One winter day in the mid- to late 1960s, my mother and our neighbor Joan piled their seven children into my mom’s wide-track Pontiac to go to a Girl Scouts event. It was a Sunday morning, I remember.


We kids ranged in age from about 11 to maybe 4. I was about 7. I think the youngest kid was in the front seat with the adults, the other six of us in the back, arranged in a way we had used before, and called “front-back-front-back”: each kid's proximity to the front of the seat alternated, so some of us had our backs to the seatback and others perched at the edge of the seat with our feet on the floor.

None of us had seat belts — I don’t remember if the car even had them. No car seats, either, of course.

Anyway, there we were, driving the five hilly miles to town. As you enter the last half mile before the village, the road finally drops into a valley, and runs on a windy path alongside a creek. In some spots the road was right next to the creek, while in others there was some flat ground between the road and the creek. Much of that flat ground was full of scrub trees of various sizes. No guard rail.

As my mom steered us through that shaded, winding part of the road, suddenly there was an ice patch. I’m sure she wasn’t going particularly fast, but the car skidded 90 degrees to the right, toward the creek. We went off the road into the snow.

We didn’t hit a tree of any significant size. It was the one spot in the area where the trees happened to be far enough apart to fit a car between. And we didn’t go far enough to end up in the creek bed, either.

We just stopped for a little while. I’m sure the two moms checked on the kids. And then my mom reversed out, back onto the road, and continued to our destination.

Brittany Stephens, a mom from Baton Rouge, was not so lucky last October. She was in a car with four adults and four kids when it was hit by an off-duty copy going 94 miles per hour. 94. Miles. An. Hour. Not on duty. Not with lights flashing. Just speeding at least 30 miles over the limit in his Corvette.

As the story says, “there were more people riding in the [Stephens] vehicle than seats available.” Maybe they were sitting front-back-front-back.

Everyone in the car with Stephens (who was not the driver, by the way) was injured, but her baby was killed, despite being in a car seat.
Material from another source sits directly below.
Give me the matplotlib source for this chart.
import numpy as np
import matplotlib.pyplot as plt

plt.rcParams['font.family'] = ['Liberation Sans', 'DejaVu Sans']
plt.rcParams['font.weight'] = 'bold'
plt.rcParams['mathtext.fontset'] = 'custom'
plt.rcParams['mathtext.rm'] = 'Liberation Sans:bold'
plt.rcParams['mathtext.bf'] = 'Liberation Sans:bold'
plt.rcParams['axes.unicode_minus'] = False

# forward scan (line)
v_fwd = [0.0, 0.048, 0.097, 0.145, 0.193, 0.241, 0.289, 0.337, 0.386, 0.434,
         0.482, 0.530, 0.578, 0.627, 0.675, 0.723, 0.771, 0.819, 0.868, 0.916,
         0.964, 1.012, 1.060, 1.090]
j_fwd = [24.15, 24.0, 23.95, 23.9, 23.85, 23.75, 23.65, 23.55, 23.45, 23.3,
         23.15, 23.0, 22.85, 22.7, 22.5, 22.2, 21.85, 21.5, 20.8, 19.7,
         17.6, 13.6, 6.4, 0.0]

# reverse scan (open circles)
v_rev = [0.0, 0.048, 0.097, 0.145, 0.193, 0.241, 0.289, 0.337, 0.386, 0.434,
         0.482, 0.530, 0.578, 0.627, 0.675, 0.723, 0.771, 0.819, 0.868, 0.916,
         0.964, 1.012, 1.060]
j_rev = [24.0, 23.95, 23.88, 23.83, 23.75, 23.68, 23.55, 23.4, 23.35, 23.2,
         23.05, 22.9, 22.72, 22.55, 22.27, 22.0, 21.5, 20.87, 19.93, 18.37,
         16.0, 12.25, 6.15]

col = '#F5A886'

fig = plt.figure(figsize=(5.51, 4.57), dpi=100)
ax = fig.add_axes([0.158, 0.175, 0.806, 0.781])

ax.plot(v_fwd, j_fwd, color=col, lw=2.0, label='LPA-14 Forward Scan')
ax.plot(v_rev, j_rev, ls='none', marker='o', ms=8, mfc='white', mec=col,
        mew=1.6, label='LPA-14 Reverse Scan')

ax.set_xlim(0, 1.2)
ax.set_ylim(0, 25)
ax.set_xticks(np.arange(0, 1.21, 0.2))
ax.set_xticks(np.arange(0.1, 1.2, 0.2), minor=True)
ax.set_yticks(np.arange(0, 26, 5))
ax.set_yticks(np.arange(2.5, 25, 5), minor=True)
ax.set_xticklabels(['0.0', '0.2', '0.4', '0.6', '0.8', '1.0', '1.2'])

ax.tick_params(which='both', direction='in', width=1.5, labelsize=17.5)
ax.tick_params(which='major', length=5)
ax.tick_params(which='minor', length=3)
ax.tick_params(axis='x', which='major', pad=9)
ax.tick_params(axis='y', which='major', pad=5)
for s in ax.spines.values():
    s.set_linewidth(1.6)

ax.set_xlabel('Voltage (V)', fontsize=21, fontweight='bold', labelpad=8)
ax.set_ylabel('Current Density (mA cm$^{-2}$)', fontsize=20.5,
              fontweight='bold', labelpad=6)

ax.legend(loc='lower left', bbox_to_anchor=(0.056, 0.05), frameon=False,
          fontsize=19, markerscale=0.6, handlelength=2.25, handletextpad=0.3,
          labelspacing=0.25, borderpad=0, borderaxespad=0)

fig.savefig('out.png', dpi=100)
And here’s the reason I’m writing about this today: Stephens was just charged with negligent homicide for failing to secure the car seat correctly, if you can believe that.

What is the point of that charge? She lost her child. I think that’s punishment enough and warning enough for parents. It’s punitive and without a conscience to charge her.

The cop, on the other hand, is charged with the same crime. He should go to prison. Let’s see if he does.